As the market shifts away from depending on the government-sponsored enterprises (GSEs) for multifamily loans, other players are stepping into the space to get a piece of the action.

Borrowers are seeing a new playing field as they search for deals in places other than the GSEs, industry leaders said during a panel discussion Tuesday at the AFT Live conference in Las Vegas.

Banks are stepping in as a leader for short-term loan financing until a borrower can look to other lenders to secure a long-term deal, said R. Lee Harris, president and CEO at Cohen-Esrey Real Estate Services.

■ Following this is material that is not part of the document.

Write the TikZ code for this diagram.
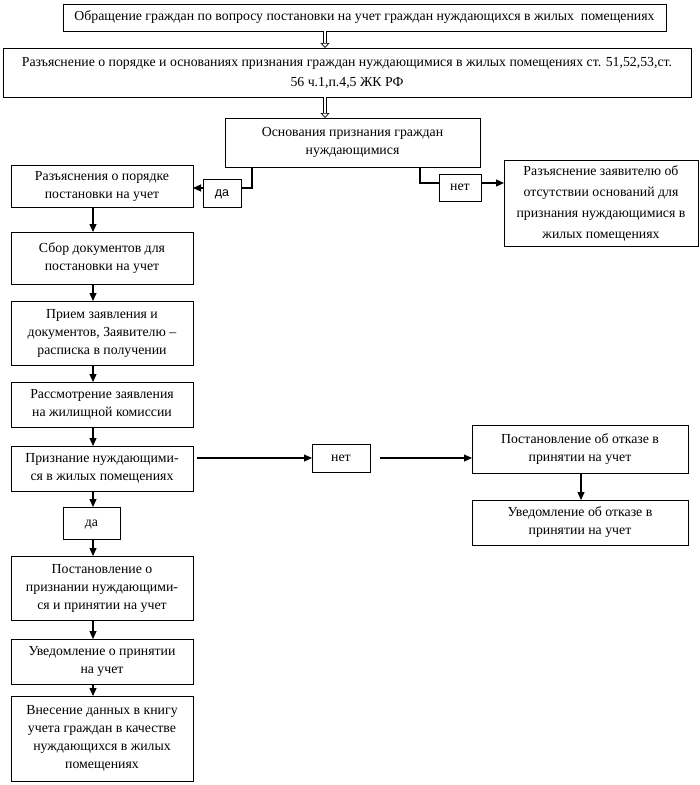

“I feel somewhat comfortable probably for the first time in a long time that rates are going to be OK for a reasonable period of time in the next couple of years at least,” he said. “So, I don’t mind doing that bridge.”

Hedge funds are emerging on the horizon as a viable option also for short-term financing, Charles Krawitz said.

Krawitz, a national director at Fifth Third Bank, said hedge funds are making waves in the space looking for loans of less than $5 million.

“There are a couple of lenders out there that plan to do asset-backed deals, and I’ll be curious to see how that plays out as opposed to a traditional CMBS transaction,” he said.

Charles Ostroff, chief underwriter at Arbor Commercial Mortgage, said local banks are putting pressure on to compete for multifamily deals.

“Over time, local banks got into what I would say construction lending, very risky lending, with lots of problems,” he said. “They’ve recently worked out and worked through their problems, and right now they’re looking to put more money on the streets.”

Kristen Croxton, executive vice president of Beech Street Capital, discussed how conduit lenders are keeping competitive with Fannie Mae and Freddie Mac by being more flexible.

“It’s a great place to go if you’ve got something that’s a little bit off that Fannie and Freddie don’t like,” she said.

Another set of lenders giving the GSEs a run for their money are the life companies, the panel said. However, those deals haven’t changed as drastically as CMBS loans over their lifetime, Harris said.

And despite the fact that there are plenty of options in the multifamily loan space, it’s a shared momentum that has enough deals to go around, he said.

“There’s plenty of liquidity in the market,” Harris added.